═════ Supplied material ═════
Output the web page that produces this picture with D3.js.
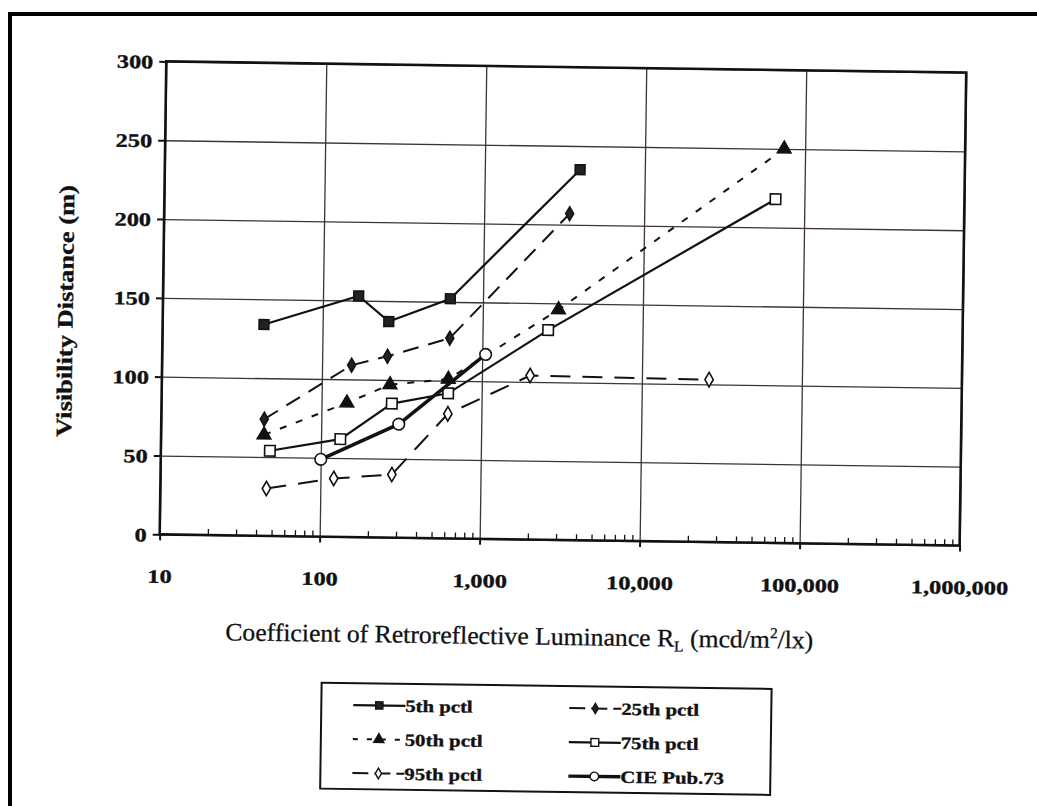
<!DOCTYPE html>
<html lang="en">
<head>
<meta charset="UTF-8" />
<title>Visibility Distance vs Retroreflective Luminance</title>
<script src="https://d3js.org/d3.v7.min.js"></script>
<style>
  body { margin: 0; background: #fff; }
  svg { display: block; }
  .lbl {
    font-family: "Liberation Serif", "Times New Roman", serif;
    font-weight: bold;
    font-size: 19px;
    fill: #111;
    stroke: #111;
    stroke-width: 0.35px;
    transform-box: fill-box;
    transform-origin: 50% 50%;
    transform: scaleX(1.28);
  }
  .lbl.yl { transform-origin: 100% 50%; }
  .lbl.leg { font-size: 17px; transform-origin: 0% 50%; transform: scaleX(1.22); }
</style>
</head>
<body>
<svg id="chart"></svg>
<script>
// values
const rl5 = [43, 167, 259, 625, 3940];
const vd5 = [134, 153, 137, 152, 235];
const rl25 = [44, 153, 256, 625, 3420];
const vd25 = [74, 109, 115, 127, 207];
const rl50 = [44, 144, 267, 617, 2970, 74000];
const vd50 = [64, 85, 97, 101, 146, 250];
const rl75 = [48, 132, 275, 617, 2570, 66000];
const vd75 = [54, 62, 85, 92, 133, 218];
const rl95 = [46, 121, 279, 617, 2000, 26300];
const vd95 = [30, 37, 40, 79, 104, 103];
const rlCie = [100, 305, 1050];
const vdCie = [49, 72, 117];

const xTicks = [10, 100, 1000, 10000, 100000, 1000000];
const yTicks = [0, 50, 100, 150, 200, 250, 300];

const W = 1037, H = 806;
const M = { left: 163, right: 963, top: 67, bottom: 540 };

const series = [
  { name: "5th pctl", rl: rl5, vd: vd5, sym: d3.symbolSquare, size: 95, fill: "#222", width: 2.2, dash: null },
  { name: "25th pctl", rl: rl25, vd: vd25, sym: d3.symbolDiamond, size: 55, fill: "#222", width: 2, dash: "16,10" },
  { name: "50th pctl", rl: rl50, vd: vd50, sym: d3.symbolTriangle, size: 80, fill: "#111", width: 2, dash: "7,10" },
  { name: "75th pctl", rl: rl75, vd: vd75, sym: d3.symbolSquare, size: 110, fill: "#fff", width: 2.2, dash: null },
  { name: "95th pctl", rl: rl95, vd: vd95, sym: d3.symbolDiamond, size: 60, fill: "#fff", width: 2, dash: "20,12" },
  { name: "CIE Pub.73", rl: rlCie, vd: vdCie, sym: d3.symbolCircle, size: 105, fill: "#fff", width: 3.4, dash: null }
];

const svg = d3.select("#chart").attr("width", W).attr("height", H);

// outer frame (only left and top visible in the scan)
svg.append("path")
  .attr("d", `M10,${H} V14 H${W}`)
  .attr("fill", "none").attr("stroke", "#000").attr("stroke-width", 4);

// the scanned page is slightly tilted
const chart = svg.append("g").attr("transform", "rotate(0.8, 565, 300)");

const x = d3.scaleLog().domain([10, 1000000]).range([M.left, M.right]);
const y = d3.scaleLinear().domain([0, 300]).range([M.bottom, M.top]);

const ink = "#141014";
const gridInk = "#3d323d";

// grid
chart.append("g")
  .attr("transform", `translate(${M.left},0)`)
  .call(d3.axisLeft(y).tickValues(yTicks).tickSize(-(M.right - M.left)).tickFormat(""))
  .call(g => g.select(".domain").remove())
  .call(g => g.selectAll("line").attr("stroke", gridInk).attr("stroke-width", 1.3));

chart.append("g")
  .attr("transform", `translate(0,${M.bottom})`)
  .call(d3.axisBottom(x).tickValues(xTicks).tickSize(-(M.bottom - M.top)).tickFormat(""))
  .call(g => g.select(".domain").remove())
  .call(g => g.selectAll("line").attr("stroke", gridInk).attr("stroke-width", 1.3));

// minor x ticks
const minor = [];
for (let p = 10; p < 1000000; p *= 10) for (let k = 2; k <= 9; k++) minor.push(p * k);
chart.append("g")
  .attr("transform", `translate(0,${M.bottom})`)
  .call(d3.axisBottom(x).tickValues(minor).tickSize(-6).tickFormat(""))
  .call(g => g.select(".domain").remove())
  .call(g => g.selectAll("line").attr("stroke", ink).attr("stroke-width", 1.3));

// plot frame
chart.append("rect")
  .attr("x", M.left).attr("y", M.top)
  .attr("width", M.right - M.left).attr("height", M.bottom - M.top)
  .attr("fill", "none").attr("stroke", ink).attr("stroke-width", 2.6);

// axes with labels
chart.append("g")
  .attr("transform", `translate(${M.left},0)`)
  .call(d3.axisLeft(y).tickValues(yTicks).tickSize(7).tickPadding(6))
  .call(g => g.select(".domain").remove())
  .call(g => g.selectAll("line").attr("stroke", ink).attr("stroke-width", 2))
  .call(g => g.selectAll("text").attr("class", "lbl yl").attr("dy", "0.35em"));

chart.append("g")
  .attr("transform", `translate(0,${M.bottom})`)
  .call(d3.axisBottom(x).tickValues(xTicks).tickSize(6).tickPadding(29).tickFormat(d3.format(",")))
  .call(g => g.select(".domain").remove())
  .call(g => g.selectAll("line").attr("stroke", ink).attr("stroke-width", 2))
  .call(g => g.selectAll("text").attr("class", "lbl"));

// titles
chart.append("g")
  .attr("transform", "translate(73,318) rotate(-90)")
  .append("text")
  .attr("text-anchor", "middle")
  .attr("font-family", "Liberation Serif, serif")
  .attr("font-weight", "bold")
  .attr("font-size", 22)
  .attr("fill", "#111")
  .attr("stroke", "#111")
  .attr("stroke-width", 0.3)
  .attr("textLength", 252)
  .attr("lengthAdjust", "spacingAndGlyphs")
  .text("Visibility Distance (m)");

const xt = chart.append("text")
  .attr("x", 230).attr("y", 645)
  .attr("font-family", "Liberation Serif, serif")
  .attr("font-size", 25)
  .attr("fill", "#111")
  .attr("stroke", "#111")
  .attr("stroke-width", 0.3)
  .attr("textLength", 588)
  .attr("lengthAdjust", "spacingAndGlyphs");
xt.append("tspan").text("Coefficient of Retroreflective Luminance R");
xt.append("tspan").attr("font-size", 15).attr("dy", 5).text("L");
xt.append("tspan").attr("dy", -5).text(" (mcd/m");
xt.append("tspan").attr("font-size", 15).attr("dy", -10).text("2");
xt.append("tspan").attr("dy", 10).text("/lx)");

// series
const line = d3.line().x(d => x(d[0])).y(d => y(d[1]));

series.forEach(s => {
  const pts = s.rl.map((r, i) => [r, s.vd[i]]);
  chart.append("path")
    .datum(pts)
    .attr("d", line)
    .attr("fill", "none")
    .attr("stroke", ink)
    .attr("stroke-width", s.width)
    .attr("stroke-dasharray", s.dash);
  chart.selectAll(null)
    .data(pts)
    .enter()
    .append("path")
    .attr("d", d3.symbol().type(s.sym).size(s.size))
    .attr("transform", d => `translate(${x(d[0])},${y(d[1])})`)
    .attr("fill", s.fill)
    .attr("stroke", ink)
    .attr("stroke-width", 1.6);
});

// legend
const legend = chart.append("g").attr("transform", "translate(327,686)");
legend.append("rect")
  .attr("width", 450).attr("height", 106)
  .attr("fill", "#fff").attr("stroke", ink).attr("stroke-width", 2);

const items = legend.selectAll(".item")
  .data(series)
  .enter()
  .append("g")
  .attr("class", "item")
  .attr("transform", (d, i) => `translate(${i % 2 === 0 ? 32 : 248},${22 + Math.floor(i / 2) * 34})`);

items.append("line")
  .attr("x1", 0).attr("x2", 52)
  .attr("stroke", ink)
  .attr("stroke-width", d => d.width)
  .attr("stroke-dasharray", d => d.dash ? (d.dash === "7,10" ? "5,9" : "16,6") : null);
items.append("path")
  .attr("d", d => d3.symbol().type(d.sym).size(d.size * 0.55)())
  .attr("transform", "translate(26,0)")
  .attr("fill", d => d.fill)
  .attr("stroke", ink)
  .attr("stroke-width", 1.4);
items.append("text")
  .attr("class", "lbl leg")
  .attr("x", 52)
  .attr("dy", "0.35em")
  .text(d => d.name);
</script>
</body>
</html>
═════
• **Description of the task**:
Copy every line above that includes the string "page".

• **Exercise answer**:
Output the web page that produces this picture with D3.js.
// the scanned page is slightly tilted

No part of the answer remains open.